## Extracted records
--------------------------------

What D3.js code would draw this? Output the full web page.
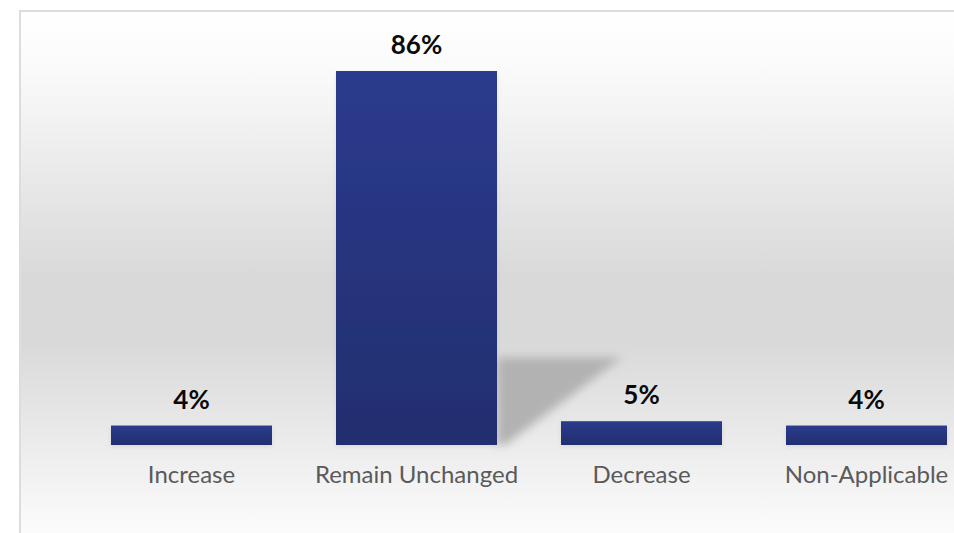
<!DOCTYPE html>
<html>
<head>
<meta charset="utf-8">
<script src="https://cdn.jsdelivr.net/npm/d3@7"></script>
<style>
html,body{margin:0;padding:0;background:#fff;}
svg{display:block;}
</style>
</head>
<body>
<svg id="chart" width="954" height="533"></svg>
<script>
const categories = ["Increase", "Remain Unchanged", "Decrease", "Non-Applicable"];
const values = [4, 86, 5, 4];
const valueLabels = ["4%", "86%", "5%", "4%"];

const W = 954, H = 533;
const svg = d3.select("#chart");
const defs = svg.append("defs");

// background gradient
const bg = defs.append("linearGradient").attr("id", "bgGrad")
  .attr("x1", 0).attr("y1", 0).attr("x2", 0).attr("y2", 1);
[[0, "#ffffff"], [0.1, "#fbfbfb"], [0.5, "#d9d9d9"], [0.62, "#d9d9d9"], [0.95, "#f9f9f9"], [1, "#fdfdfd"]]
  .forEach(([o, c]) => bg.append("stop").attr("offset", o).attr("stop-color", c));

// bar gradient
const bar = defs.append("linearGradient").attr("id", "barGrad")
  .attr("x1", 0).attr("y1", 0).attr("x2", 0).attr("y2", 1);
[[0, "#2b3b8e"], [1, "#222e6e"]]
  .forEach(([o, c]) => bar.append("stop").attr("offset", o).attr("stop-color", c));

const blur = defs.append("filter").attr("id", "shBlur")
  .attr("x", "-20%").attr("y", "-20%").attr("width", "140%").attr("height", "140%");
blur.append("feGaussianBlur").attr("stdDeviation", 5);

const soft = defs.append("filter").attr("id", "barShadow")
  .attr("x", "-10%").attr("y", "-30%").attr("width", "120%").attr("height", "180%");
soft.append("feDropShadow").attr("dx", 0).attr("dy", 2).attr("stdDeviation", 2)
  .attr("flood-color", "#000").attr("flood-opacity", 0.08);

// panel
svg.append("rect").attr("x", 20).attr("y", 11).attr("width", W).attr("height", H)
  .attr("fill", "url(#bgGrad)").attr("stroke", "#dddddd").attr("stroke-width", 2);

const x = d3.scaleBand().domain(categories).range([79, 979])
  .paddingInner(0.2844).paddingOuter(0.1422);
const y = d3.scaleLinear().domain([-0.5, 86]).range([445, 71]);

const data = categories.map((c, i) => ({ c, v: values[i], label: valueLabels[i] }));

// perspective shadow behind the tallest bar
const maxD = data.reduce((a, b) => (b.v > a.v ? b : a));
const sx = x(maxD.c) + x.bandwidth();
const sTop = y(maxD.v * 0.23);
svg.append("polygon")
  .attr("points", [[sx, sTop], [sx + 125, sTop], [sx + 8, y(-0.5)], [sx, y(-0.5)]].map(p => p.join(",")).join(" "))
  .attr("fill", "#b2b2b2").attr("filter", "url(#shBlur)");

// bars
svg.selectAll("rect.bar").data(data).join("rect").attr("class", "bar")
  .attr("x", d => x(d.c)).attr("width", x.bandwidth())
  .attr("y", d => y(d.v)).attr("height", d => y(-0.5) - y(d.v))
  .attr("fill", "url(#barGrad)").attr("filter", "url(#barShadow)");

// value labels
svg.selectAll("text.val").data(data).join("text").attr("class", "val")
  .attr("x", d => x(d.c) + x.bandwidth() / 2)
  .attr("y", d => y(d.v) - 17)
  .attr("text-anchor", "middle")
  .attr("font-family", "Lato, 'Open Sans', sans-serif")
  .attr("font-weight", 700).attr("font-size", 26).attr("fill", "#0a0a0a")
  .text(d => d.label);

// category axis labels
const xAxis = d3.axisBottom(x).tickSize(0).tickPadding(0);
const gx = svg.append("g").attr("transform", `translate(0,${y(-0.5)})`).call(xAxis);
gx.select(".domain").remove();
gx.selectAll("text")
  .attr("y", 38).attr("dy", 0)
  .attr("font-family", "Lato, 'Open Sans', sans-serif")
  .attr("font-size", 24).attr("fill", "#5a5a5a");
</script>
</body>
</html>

--------------------------------

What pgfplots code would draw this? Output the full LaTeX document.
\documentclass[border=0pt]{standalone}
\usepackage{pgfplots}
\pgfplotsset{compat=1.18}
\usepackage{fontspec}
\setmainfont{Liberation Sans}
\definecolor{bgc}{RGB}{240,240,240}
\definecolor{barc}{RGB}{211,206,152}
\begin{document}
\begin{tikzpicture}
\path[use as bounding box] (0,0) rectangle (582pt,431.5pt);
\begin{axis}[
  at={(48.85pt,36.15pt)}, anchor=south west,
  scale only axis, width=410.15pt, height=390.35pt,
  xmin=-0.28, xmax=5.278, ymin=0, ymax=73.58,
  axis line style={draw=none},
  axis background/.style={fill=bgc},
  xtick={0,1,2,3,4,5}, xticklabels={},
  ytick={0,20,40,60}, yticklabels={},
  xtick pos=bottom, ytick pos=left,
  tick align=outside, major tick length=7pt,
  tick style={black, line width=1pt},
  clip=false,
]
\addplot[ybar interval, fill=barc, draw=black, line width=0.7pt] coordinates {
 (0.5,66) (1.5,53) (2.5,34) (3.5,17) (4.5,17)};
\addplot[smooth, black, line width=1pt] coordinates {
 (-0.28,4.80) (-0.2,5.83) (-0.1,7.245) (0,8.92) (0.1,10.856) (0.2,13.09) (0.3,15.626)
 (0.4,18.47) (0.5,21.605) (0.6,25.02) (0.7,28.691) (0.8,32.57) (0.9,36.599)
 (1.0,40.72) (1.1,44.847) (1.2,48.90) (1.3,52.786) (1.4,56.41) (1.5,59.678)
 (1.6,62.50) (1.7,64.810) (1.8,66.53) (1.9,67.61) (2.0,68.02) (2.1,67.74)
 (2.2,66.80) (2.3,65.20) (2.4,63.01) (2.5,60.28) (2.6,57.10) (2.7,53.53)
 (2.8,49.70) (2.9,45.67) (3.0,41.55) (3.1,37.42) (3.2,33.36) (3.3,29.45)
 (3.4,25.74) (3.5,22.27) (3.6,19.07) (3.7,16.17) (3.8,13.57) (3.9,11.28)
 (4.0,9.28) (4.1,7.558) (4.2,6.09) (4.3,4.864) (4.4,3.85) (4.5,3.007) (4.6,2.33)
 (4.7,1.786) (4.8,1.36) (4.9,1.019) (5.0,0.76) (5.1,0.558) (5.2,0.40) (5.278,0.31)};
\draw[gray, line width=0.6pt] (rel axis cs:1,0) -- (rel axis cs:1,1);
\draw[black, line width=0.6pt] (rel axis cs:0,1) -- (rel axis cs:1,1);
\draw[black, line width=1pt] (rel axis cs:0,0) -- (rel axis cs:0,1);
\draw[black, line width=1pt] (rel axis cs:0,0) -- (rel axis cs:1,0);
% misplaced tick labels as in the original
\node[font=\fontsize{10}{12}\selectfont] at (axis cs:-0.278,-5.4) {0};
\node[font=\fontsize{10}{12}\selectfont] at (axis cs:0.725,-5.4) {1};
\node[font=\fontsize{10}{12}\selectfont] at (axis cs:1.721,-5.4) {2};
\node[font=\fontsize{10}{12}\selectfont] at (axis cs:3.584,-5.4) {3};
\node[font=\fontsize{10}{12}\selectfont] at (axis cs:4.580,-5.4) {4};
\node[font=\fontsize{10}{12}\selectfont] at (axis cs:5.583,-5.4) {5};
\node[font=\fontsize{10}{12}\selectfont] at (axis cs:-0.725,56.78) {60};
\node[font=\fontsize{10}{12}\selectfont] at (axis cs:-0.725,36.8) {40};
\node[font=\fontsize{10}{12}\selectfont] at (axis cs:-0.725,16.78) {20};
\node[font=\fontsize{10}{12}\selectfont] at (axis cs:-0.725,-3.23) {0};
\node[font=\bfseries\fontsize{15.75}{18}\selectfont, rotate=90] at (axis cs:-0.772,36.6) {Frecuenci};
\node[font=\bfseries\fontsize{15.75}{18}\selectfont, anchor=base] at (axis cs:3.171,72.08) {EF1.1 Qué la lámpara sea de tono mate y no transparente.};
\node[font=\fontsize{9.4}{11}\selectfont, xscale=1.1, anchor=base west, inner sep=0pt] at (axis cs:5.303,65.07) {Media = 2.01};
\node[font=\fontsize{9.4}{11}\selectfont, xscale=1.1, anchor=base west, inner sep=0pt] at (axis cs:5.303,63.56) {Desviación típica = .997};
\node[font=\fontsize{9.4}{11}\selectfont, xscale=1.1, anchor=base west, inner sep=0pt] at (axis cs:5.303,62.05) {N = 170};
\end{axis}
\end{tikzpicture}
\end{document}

--------------------------------

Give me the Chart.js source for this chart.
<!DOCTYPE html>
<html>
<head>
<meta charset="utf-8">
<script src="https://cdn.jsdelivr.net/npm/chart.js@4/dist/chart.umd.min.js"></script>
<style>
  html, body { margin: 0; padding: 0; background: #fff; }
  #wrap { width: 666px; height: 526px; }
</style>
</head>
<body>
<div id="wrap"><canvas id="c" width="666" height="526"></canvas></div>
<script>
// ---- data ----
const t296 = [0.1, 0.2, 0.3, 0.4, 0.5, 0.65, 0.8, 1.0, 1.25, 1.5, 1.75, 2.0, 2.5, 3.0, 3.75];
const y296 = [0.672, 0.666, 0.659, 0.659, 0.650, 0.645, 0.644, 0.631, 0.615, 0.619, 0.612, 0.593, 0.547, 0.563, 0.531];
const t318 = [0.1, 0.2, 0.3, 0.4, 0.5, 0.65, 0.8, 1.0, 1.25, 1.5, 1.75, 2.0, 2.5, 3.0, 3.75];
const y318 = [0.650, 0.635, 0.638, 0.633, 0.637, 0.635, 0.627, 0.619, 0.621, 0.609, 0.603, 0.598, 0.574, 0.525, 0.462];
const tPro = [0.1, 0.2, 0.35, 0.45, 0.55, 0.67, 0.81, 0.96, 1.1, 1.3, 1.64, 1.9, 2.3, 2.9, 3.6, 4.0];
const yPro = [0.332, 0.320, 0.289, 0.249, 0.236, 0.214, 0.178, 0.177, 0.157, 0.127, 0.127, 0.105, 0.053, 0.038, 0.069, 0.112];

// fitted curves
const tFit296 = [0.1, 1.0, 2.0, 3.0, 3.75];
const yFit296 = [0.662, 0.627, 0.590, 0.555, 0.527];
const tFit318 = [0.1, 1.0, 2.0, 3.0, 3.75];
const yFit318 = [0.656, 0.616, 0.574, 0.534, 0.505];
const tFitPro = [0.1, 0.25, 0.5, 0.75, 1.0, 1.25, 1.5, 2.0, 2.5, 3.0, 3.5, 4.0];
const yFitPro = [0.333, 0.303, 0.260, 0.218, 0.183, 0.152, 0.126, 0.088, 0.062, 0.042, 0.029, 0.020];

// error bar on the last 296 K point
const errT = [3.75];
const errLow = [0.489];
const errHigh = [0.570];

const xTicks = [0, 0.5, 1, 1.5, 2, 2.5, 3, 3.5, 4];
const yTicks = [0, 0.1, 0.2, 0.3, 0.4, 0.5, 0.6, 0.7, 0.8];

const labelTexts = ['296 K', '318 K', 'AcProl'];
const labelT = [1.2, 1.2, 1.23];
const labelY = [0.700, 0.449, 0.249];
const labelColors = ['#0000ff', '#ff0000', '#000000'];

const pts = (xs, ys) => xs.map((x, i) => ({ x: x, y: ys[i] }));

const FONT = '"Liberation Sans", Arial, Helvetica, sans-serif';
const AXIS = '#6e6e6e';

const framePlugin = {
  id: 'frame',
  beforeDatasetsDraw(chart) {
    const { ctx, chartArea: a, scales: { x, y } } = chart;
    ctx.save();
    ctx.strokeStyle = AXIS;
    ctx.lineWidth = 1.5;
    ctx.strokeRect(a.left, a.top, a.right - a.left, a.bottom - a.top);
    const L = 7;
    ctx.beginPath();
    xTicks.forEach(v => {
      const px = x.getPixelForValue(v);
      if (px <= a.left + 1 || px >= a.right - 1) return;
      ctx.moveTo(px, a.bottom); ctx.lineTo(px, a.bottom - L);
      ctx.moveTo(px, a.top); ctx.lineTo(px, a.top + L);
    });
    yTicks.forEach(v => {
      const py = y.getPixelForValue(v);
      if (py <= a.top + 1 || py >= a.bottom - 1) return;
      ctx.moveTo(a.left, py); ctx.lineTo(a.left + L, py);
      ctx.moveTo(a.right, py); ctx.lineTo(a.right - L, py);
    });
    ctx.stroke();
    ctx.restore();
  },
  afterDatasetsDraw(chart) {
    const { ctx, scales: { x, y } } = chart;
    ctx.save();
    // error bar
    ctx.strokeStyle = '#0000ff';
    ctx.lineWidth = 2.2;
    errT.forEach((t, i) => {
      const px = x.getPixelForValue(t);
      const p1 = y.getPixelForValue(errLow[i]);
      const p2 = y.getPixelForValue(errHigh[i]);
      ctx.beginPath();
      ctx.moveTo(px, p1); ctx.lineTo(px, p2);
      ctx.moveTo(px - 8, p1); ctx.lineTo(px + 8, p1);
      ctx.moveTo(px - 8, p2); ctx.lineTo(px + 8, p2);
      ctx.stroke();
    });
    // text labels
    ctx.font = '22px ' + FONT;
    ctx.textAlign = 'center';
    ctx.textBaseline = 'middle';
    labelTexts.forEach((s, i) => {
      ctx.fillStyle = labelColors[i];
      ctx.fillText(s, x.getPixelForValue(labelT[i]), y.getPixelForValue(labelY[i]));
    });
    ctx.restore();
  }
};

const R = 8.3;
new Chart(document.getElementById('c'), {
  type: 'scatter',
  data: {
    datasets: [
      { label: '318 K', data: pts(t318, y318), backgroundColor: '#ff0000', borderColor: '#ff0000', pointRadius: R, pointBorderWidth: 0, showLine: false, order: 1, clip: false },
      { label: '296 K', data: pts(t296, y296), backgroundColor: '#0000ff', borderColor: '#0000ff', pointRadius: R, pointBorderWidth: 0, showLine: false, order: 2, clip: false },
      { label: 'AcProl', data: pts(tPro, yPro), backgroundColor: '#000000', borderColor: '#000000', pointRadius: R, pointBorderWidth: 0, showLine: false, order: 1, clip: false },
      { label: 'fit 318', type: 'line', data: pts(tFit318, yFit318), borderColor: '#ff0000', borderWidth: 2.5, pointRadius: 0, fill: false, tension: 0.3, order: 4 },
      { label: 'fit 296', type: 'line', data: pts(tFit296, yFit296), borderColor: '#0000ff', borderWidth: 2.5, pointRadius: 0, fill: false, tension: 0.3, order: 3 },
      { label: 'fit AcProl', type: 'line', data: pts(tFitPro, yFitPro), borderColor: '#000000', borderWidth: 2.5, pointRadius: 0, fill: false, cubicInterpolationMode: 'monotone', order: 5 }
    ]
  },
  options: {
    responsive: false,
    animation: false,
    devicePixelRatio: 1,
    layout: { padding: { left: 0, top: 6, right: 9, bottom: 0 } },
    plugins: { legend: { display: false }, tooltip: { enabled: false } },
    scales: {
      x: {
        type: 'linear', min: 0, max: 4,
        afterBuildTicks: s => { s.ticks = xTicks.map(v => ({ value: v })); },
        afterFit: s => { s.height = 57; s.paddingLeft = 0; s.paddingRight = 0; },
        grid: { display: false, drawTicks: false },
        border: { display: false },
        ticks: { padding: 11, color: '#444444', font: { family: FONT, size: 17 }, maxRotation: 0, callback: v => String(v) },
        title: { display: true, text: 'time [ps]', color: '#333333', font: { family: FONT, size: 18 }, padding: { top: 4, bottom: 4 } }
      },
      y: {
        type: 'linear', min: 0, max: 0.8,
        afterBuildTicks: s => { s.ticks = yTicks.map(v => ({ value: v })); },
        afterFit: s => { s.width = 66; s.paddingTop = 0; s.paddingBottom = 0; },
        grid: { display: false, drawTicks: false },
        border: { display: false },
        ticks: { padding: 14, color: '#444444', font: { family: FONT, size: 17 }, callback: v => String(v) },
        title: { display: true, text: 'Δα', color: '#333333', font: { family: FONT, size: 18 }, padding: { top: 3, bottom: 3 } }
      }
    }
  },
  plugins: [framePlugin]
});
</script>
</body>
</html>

--------------------------------

## Your task
Scan the material for lines with the word "full", and copy each line you find.

## Response to the exercise
What D3.js code would draw this? Output the full web page.
What pgfplots code would draw this? Output the full LaTeX document.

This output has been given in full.